One of the mathematicians most often cited when Reform math advocates critique traditional math is Paul Lockhart’s A Mathematician's Lament: How School Cheats Us Out of Our Most Fascinating and Imaginative Art Form. His book opens with an allegory about a musician, who awakens from a nightmare in which the “curious black dots and lines” that “must constitute the ‘language of music’” become the center piece of what has become a universally mandated music curriculum:
It is imperative that students become fluent in this language if they are to attain any degree of musical competence; indeed, it would be ludicrous to expect a child to sing a song or play an instrument without having a thorough grounding in music notation and theory.In Lockhart’s nightmare, the mission of the primary and secondary schools is:
To train students to use this language-- to jiggle symbols around according to a fixed set of rules: "Music class is where we take out our staff paper, our teacher puts some notes on the board, and we copy them or transpose them into a different key. We have to make sure to get the clefs and key signatures right, and our teacher is very picky about making sure we fill in our quarter-notes completely. One time we had a chromatic scale problem and I did it right, but the teacher gave me no credit because I had the stems pointing the wrong way."As for the higher grades:
The pressure is really on. After all, the students must be prepared for the standardized tests and college admissions exams. Students must take courses in Scales and Modes, Meter, Harmony, and Counterpoint. "It's a lot for them to learn, but later in college when they finally get to hear all this stuff, they'll really appreciate all the work they did in high school."But luckily:
Waking up in a cold sweat, the musician realizes, gratefully, that it was all just a crazy dream. "Of course!" he reassures himself, "No society would ever reduce such a beautiful and meaningful art form to something so mindless and trivial; no culture could be so cruel to its children as to deprive them of such a natural, satisfying means of human expression. How absurd!"Lockhart stacks the deck just a tad by imagining that no one except the music professionals actually get to hear what music sounds like. Transposed to mathematics, this would be the equivalent of not telling students that the symbol 10 stands for the number of fingers on their two hands, or that the symbol + stands for the process of combining two different quantities into a single quantity. In this respect, Lockhart’s nightmare is completely irrelevant.
But in nearly all other respects Lockhart's nightmare was my reality. During my 12-odd years of piano lessons, I had to:
*practice meaningless drills until I learned how to read those curious black dots and lines to the point of mindless automaticity
*practice meaningless scales to the oppressive tick of the metronome
*practice even more meaningless and repetitive finger exercises to the point of mindless automaticity and a punishing buildup of finger muscles.

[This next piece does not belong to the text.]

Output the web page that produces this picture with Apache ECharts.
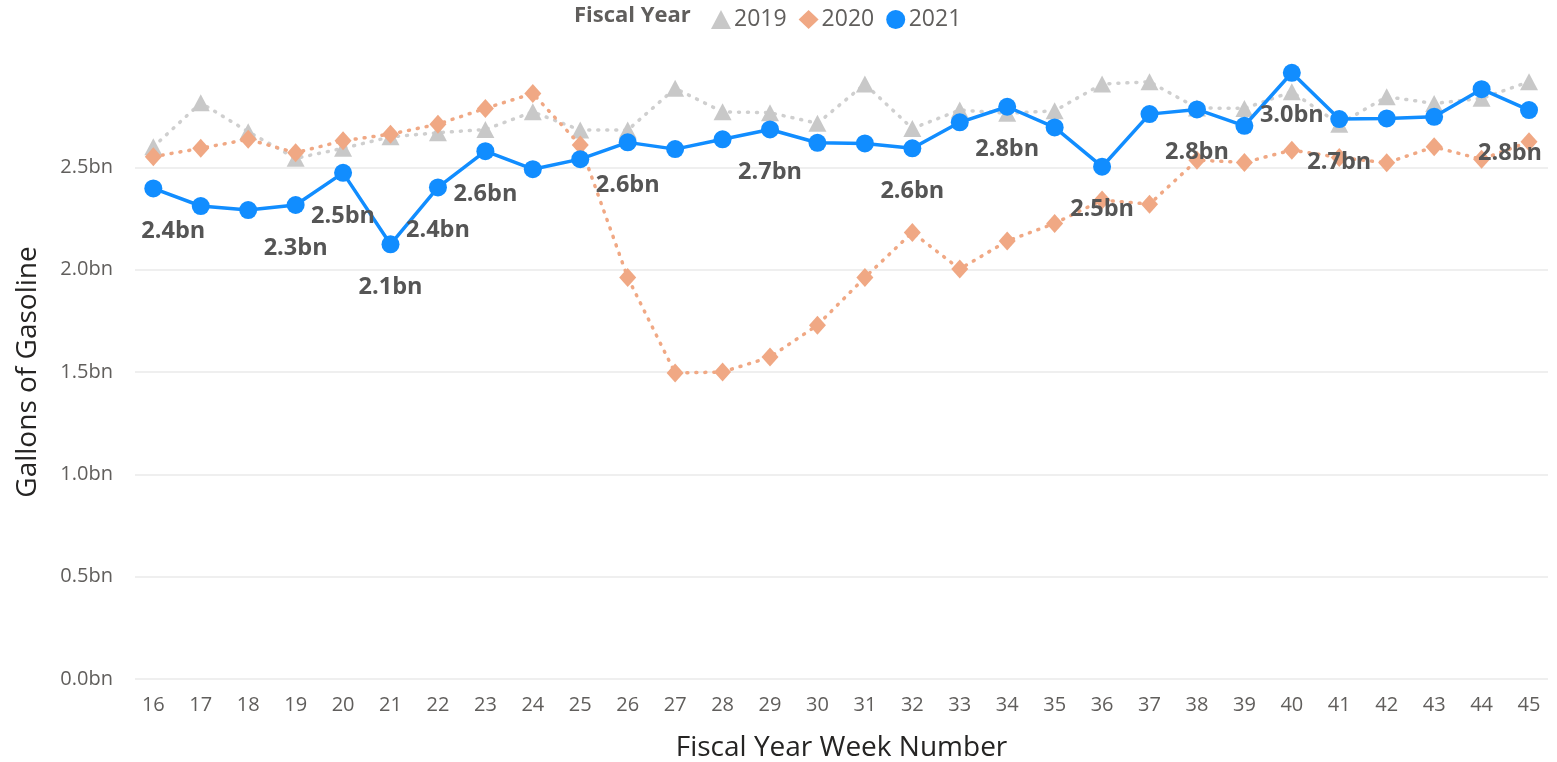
<!DOCTYPE html>
<html>
<head>
<meta charset="utf-8">
<script src="https://cdn.jsdelivr.net/npm/echarts@6/dist/echarts.min.js"></script>
<style>html,body{margin:0;padding:0;background:#fff;overflow:hidden}#c{width:1557px;height:762px}</style>
</head>
<body>
<div id="c"></div>
<script>
const weeks = [16,17,18,19,20,21,22,23,24,25,26,27,28,29,30,31,32,33,34,35,36,37,38,39,40,41,42,43,44,45];
const fy2019 = [2.60,2.815,2.674,2.544,2.593,2.649,2.669,2.685,2.771,2.682,2.682,2.886,2.771,2.767,2.715,2.907,2.690,2.780,2.764,2.776,2.907,2.918,2.790,2.788,2.869,2.711,2.845,2.812,2.837,2.918];
const fy2020 = [2.552,2.593,2.637,2.571,2.630,2.662,2.711,2.788,2.861,2.609,1.962,1.495,1.500,1.573,1.729,1.962,2.182,2.003,2.140,2.226,2.340,2.320,2.535,2.524,2.584,2.548,2.522,2.600,2.539,2.625];
const fy2021 = [2.397,2.311,2.291,2.316,2.473,2.124,2.402,2.579,2.491,2.540,2.622,2.589,2.637,2.685,2.620,2.617,2.593,2.720,2.796,2.695,2.503,2.760,2.783,2.703,2.962,2.736,2.739,2.747,2.882,2.780];
const labelledWeeks2021 = [16,19,20,21,22,23,26,29,32,34,36,38,40,41,45];
const yTicks = [0,0.5,1.0,1.5,2.0,2.5];
const seriesNames = ['2019','2020','2021'];

const FONT = "'Open Sans', 'Noto Sans', sans-serif";
const fmtBn = v => v.toFixed(1) + 'bn';
const labelShiftX = {16: 20, 45: -19};

function pairs(arr){ return weeks.map((w,i)=>[w, arr[i]]); }

const data2021 = weeks.map((w,i)=>{
  const item = {value:[w, fy2021[i]]};
  if (labelledWeeks2021.includes(w)) item.label = {show:true};
  return item;
});

const chart = echarts.init(document.getElementById('c'), null, {renderer:'canvas'});
chart.setOption({
  animation:false,
  backgroundColor:'#ffffff',
  title:{
    text:'Fiscal Year', left:569, top:0,
    textStyle:{fontFamily:FONT, fontSize:22, fontWeight:'bold', color:'#605E5C'}
  },
  legend:{
    left:706, top:3, itemGap:12, itemWidth:20, itemHeight:19,
    textStyle:{fontFamily:FONT, fontSize:23, color:'#605E5C', padding:[0,0,0,-2]},
    data:[
      {name:seriesNames[0], icon:'triangle'},
      {name:seriesNames[1], icon:'diamond'},
      {name:seriesNames[2], icon:'circle'}
    ]
  },
  grid:{left:135, right:9, top:65, bottom:83, containLabel:false, outerBoundsMode:'none'},
  xAxis:{
    type:'value', min:15.614, max:45.40,
    name:'Fiscal Year Week Number', nameLocation:'middle', nameGap:55,
    nameTextStyle:{fontFamily:FONT, fontSize:28, color:'#252423'},
    axisLine:{show:false}, axisTick:{show:false}, splitLine:{show:false},
    axisLabel:{customValues:weeks, fontFamily:FONT, fontSize:20, color:'#605E5C', margin:16,
      formatter: v => String(Math.round(v))}
  },
  yAxis:{
    type:'value', min:0, max:3.0, interval:0.5,
    name:'Gallons of Gasoline', nameLocation:'middle', nameGap:93,
    nameTextStyle:{fontFamily:FONT, fontSize:28, color:'#252423'},
    axisLine:{show:false}, axisTick:{show:false},
    splitLine:{show:true, showMaxLine:false, lineStyle:{color:'#EAEAEA', width:1.5}},
    axisLabel:{customValues:yTicks, fontFamily:FONT, fontSize:20, color:'#605E5C', margin:22, formatter: fmtBn}
  },
  series:[
    {
      name:seriesNames[0], type:'line', data:pairs(fy2019),
      symbol:'triangle', symbolSize:[18,17], color:'#C8C8C8',
      lineStyle:{color:'#CFCFCF', width:3.5, type:[1,8], cap:'round'},
      itemStyle:{color:'#C8C8C8'}, z:2
    },
    {
      name:seriesNames[1], type:'line', data:pairs(fy2020),
      symbol:'diamond', symbolSize:[17,19], color:'#F0A884',
      lineStyle:{color:'#F0A884', width:3.5, type:[1,8], cap:'round'},
      itemStyle:{color:'#F0A884'}, z:3
    },
    {
      name:seriesNames[2], type:'line', data:data2021,
      symbol:'circle', symbolSize:18, color:'#118DFF',
      lineStyle:{color:'#118DFF', width:3.5},
      itemStyle:{color:'#118DFF'}, z:4,
      label:{show:false, position:'bottom', distance:22,
        fontFamily:FONT, fontSize:23.5, fontWeight:'bold', color:'#555555',
        formatter: p => fmtBn(p.value[1])},
      labelLayout: p => ({dx: labelShiftX[weeks[p.dataIndex]] || 0, hideOverlap:false})
    }
  ]
});
</script>
</body>
</html>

Surely true musical artists like Vladimir Horowitz and Misha Dichter weren't forced through such mindless, trivial, time-consuming, soul-crushing tedium. Surely, from the first day they lay finger tips to keyboard, they grasped immediately the beautiful patterns in the lines and dots before them, and, as their souls communed with Scarlatti and Chopin, the music coursed seemlessly out of the tips of their fingers.
Just imagine how many other people might have discovered the joys of piano playing if they, too, had enjoyed the same freedoms as the professionals must!